Furthermore, gravity measurements can be affected by surface topography, near-surface density variations, and cultural noise (e.g., buildings, infrastructure), which necessitate careful data processing and correction. While advanced 3D inversion techniques help refine interpretations, they still rely on initial models and assumptions.3 The sensitivity of gravimeters means that minor vibrations or environmental factors during data acquisition can also affect the readings.2 Therefore, a gravity survey is most effective when used as part of an integrated exploration program, rather than as a standalone technique. It is crucial to manage investment expectations, as these surveys provide indicators, not guarantees, of resource presence.
Gravity Survey vs. Magnetic Survey
A gravity survey and a magnetic survey are both common geophysical exploration methods, but they detect different physical properties of the Earth's subsurface.
Feature | Gravity Survey | Magnetic Survey |
---|---|---|
Measured Property | Variations in the Earth's gravitational field. | Variations in the Earth's magnetic field. |
Primary Target | Density differences in rocks. | Magnetic susceptibility of rocks and minerals. |
What it indicates | Presence of denser or less dense bodies (e.g., ore bodies, salt domes, geological structures). | Presence of ferromagnetic minerals (e.g., magnetite, iron ore) or magnetic geological structures. |
Typical Use | Identifying heavy mineral deposits, hydrocarbon basins, large-scale geological structures. | Locating ferrous metals, mapping magnetic rock units, identifying faults and dikes. |
While a gravity survey focuses on density contrasts, a magnetic survey detects changes in the Earth's magnetic field caused by varying magnetic properties of subsurface rocks.1 These two methods are often used in conjunction because they provide complementary information, allowing geophysicists to build a more comprehensive and accurate picture of the subsurface geology and potential mineral deposits.
FAQs
What is the main purpose of a gravity survey?

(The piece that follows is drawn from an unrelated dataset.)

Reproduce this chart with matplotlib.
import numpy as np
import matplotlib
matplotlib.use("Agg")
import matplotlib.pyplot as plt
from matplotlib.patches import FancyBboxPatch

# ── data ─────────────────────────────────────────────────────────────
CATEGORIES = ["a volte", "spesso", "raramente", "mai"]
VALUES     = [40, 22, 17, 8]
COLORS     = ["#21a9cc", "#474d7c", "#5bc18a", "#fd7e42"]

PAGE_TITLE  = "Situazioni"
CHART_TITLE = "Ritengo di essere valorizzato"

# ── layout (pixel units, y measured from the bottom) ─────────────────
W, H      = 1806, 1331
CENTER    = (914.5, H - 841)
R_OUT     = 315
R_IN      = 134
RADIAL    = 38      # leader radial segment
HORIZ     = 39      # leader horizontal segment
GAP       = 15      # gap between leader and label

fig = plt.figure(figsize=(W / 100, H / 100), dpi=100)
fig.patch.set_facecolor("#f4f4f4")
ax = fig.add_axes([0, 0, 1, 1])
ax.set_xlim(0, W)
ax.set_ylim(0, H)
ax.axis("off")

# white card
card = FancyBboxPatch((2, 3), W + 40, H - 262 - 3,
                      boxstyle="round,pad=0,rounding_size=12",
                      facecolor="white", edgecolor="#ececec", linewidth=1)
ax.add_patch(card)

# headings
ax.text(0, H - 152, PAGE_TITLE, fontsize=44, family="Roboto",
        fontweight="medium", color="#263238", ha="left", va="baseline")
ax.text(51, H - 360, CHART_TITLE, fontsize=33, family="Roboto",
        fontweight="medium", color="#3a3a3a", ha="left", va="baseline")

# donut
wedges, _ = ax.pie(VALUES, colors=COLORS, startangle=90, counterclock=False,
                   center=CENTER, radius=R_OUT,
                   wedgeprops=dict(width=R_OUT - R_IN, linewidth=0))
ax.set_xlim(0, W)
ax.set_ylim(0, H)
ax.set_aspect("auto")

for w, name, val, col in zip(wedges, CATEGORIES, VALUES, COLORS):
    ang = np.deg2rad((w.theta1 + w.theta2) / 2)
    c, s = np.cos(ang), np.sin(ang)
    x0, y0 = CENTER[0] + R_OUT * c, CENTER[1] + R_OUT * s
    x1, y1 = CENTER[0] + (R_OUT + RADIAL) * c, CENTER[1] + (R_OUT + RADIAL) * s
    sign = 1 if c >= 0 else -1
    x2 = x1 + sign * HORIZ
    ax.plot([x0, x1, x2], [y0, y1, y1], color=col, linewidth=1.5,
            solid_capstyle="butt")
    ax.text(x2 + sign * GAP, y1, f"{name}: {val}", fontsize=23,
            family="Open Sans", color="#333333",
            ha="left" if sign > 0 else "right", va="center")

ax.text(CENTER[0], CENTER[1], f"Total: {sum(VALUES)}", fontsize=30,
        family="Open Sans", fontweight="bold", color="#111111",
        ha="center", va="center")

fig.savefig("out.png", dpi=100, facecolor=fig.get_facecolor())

The main purpose of a gravity survey is to detect variations in the Earth's gravitational field caused by differences in the density of subsurface rocks. This helps in identifying hidden geological structures and potential mineral deposits or hydrocarbon deposits.

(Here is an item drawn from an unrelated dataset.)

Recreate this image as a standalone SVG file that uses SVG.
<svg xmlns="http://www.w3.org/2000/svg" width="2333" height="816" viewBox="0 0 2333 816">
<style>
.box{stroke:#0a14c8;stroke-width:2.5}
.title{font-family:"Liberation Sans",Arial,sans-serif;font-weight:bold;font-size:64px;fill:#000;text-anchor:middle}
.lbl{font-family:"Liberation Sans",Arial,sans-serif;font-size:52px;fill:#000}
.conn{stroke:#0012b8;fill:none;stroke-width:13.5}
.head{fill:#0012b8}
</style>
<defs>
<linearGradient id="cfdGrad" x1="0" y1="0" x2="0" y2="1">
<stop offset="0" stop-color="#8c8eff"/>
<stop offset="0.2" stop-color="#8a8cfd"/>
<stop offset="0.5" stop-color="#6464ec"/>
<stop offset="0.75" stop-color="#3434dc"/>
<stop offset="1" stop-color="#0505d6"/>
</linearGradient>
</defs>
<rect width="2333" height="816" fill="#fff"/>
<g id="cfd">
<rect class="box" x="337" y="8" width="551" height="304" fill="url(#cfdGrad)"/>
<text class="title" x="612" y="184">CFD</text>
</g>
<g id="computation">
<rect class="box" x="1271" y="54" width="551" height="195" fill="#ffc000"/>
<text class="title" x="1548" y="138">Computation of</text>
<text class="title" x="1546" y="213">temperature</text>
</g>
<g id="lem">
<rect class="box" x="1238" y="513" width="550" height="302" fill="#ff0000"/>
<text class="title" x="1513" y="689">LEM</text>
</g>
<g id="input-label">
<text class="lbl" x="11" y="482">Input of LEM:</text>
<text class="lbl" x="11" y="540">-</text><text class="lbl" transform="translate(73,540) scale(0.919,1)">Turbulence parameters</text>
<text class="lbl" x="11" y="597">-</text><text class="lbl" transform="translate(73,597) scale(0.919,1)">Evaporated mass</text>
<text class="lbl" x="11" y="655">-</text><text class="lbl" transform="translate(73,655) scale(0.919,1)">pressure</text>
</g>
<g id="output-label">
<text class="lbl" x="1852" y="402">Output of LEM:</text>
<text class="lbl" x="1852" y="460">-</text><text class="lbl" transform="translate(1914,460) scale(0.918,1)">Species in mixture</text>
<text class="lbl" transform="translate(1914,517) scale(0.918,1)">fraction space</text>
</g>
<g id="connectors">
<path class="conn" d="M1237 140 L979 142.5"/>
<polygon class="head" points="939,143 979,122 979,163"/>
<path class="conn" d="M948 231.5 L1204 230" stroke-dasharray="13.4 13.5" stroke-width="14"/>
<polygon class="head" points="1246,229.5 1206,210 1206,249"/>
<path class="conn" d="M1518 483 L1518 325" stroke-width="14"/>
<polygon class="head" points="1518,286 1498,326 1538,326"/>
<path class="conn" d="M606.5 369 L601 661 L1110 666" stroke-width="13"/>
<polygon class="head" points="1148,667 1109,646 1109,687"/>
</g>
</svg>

How is gravity measured in a survey?
Gravity in a survey is measured using a highly sensitive instrument called a gravimeter. This device detects tiny changes in the Earth's gravitational pull at different locations, which are then processed to reveal anomalies.

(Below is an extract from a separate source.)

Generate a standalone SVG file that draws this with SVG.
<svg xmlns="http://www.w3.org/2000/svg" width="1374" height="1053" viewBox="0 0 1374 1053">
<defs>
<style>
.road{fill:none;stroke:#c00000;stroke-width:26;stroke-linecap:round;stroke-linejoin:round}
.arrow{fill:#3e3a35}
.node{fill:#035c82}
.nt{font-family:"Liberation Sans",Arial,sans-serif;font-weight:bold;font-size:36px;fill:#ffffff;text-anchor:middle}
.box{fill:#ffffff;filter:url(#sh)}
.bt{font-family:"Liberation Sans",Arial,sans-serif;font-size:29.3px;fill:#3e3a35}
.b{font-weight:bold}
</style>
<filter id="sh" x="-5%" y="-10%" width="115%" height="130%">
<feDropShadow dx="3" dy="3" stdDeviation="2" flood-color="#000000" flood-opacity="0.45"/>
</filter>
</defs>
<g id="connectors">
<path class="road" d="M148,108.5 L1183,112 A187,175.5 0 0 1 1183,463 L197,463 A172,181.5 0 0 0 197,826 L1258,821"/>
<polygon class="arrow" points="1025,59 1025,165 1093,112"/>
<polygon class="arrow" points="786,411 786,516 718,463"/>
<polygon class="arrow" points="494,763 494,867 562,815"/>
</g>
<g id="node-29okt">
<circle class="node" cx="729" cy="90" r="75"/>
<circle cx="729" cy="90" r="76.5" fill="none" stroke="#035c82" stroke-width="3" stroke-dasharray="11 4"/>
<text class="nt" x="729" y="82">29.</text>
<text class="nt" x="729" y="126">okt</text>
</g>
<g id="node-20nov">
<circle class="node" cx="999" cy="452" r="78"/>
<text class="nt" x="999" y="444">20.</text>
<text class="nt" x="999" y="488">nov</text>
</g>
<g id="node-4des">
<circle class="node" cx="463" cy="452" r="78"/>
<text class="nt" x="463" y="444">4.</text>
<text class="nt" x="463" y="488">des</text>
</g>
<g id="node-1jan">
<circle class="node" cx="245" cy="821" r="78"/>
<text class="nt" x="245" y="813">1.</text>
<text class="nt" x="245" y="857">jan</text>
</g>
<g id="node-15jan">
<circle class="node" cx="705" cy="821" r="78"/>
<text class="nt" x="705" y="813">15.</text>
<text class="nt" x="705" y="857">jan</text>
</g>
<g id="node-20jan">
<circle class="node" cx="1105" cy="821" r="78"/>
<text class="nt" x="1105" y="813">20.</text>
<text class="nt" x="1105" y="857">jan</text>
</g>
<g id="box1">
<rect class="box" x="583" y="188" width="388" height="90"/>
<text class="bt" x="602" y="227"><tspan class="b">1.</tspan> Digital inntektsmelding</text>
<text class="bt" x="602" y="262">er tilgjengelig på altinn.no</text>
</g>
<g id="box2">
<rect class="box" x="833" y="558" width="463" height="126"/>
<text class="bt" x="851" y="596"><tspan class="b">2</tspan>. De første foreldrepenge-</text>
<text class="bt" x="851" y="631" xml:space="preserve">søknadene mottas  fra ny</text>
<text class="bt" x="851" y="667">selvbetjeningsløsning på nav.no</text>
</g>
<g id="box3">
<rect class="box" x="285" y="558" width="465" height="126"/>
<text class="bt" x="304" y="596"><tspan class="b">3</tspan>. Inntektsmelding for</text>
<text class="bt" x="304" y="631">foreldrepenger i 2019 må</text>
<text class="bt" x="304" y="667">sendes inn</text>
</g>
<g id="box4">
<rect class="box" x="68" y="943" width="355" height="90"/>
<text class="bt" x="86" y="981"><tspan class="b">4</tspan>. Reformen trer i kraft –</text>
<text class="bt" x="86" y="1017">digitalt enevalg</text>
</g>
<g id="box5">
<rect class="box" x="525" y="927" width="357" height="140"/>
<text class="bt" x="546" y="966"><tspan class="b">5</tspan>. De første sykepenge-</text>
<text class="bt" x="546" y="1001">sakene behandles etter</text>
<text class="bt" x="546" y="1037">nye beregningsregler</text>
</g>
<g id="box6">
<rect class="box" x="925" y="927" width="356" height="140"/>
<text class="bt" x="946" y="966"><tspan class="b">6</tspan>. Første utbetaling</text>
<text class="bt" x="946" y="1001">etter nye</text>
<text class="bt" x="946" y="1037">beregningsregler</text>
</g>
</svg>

Can a gravity survey directly confirm the presence of minerals?
No, a gravity survey does not directly confirm the presence of minerals or hydrocarbons. It identifies anomalies that suggest the potential for such deposits based on density differences. Further exploration, often including drilling and sample analysis, is required for confirmation.
Is a gravity survey expensive?
The cost of a gravity survey can vary depending on the area size, terrain, and desired data resolution. However, it is generally considered a cost-effective initial step in geophysical exploration compared to more invasive methods like extensive drilling, as it helps narrow down target areas.
What kind of "anomalies" are detected?
A gravity survey detects "gravity anomalies," which are localized areas where the measured gravity is either higher (positive anomaly) or lower (negative anomaly) than expected. Positive anomalies typically indicate denser material below, while negative anomalies suggest less dense material.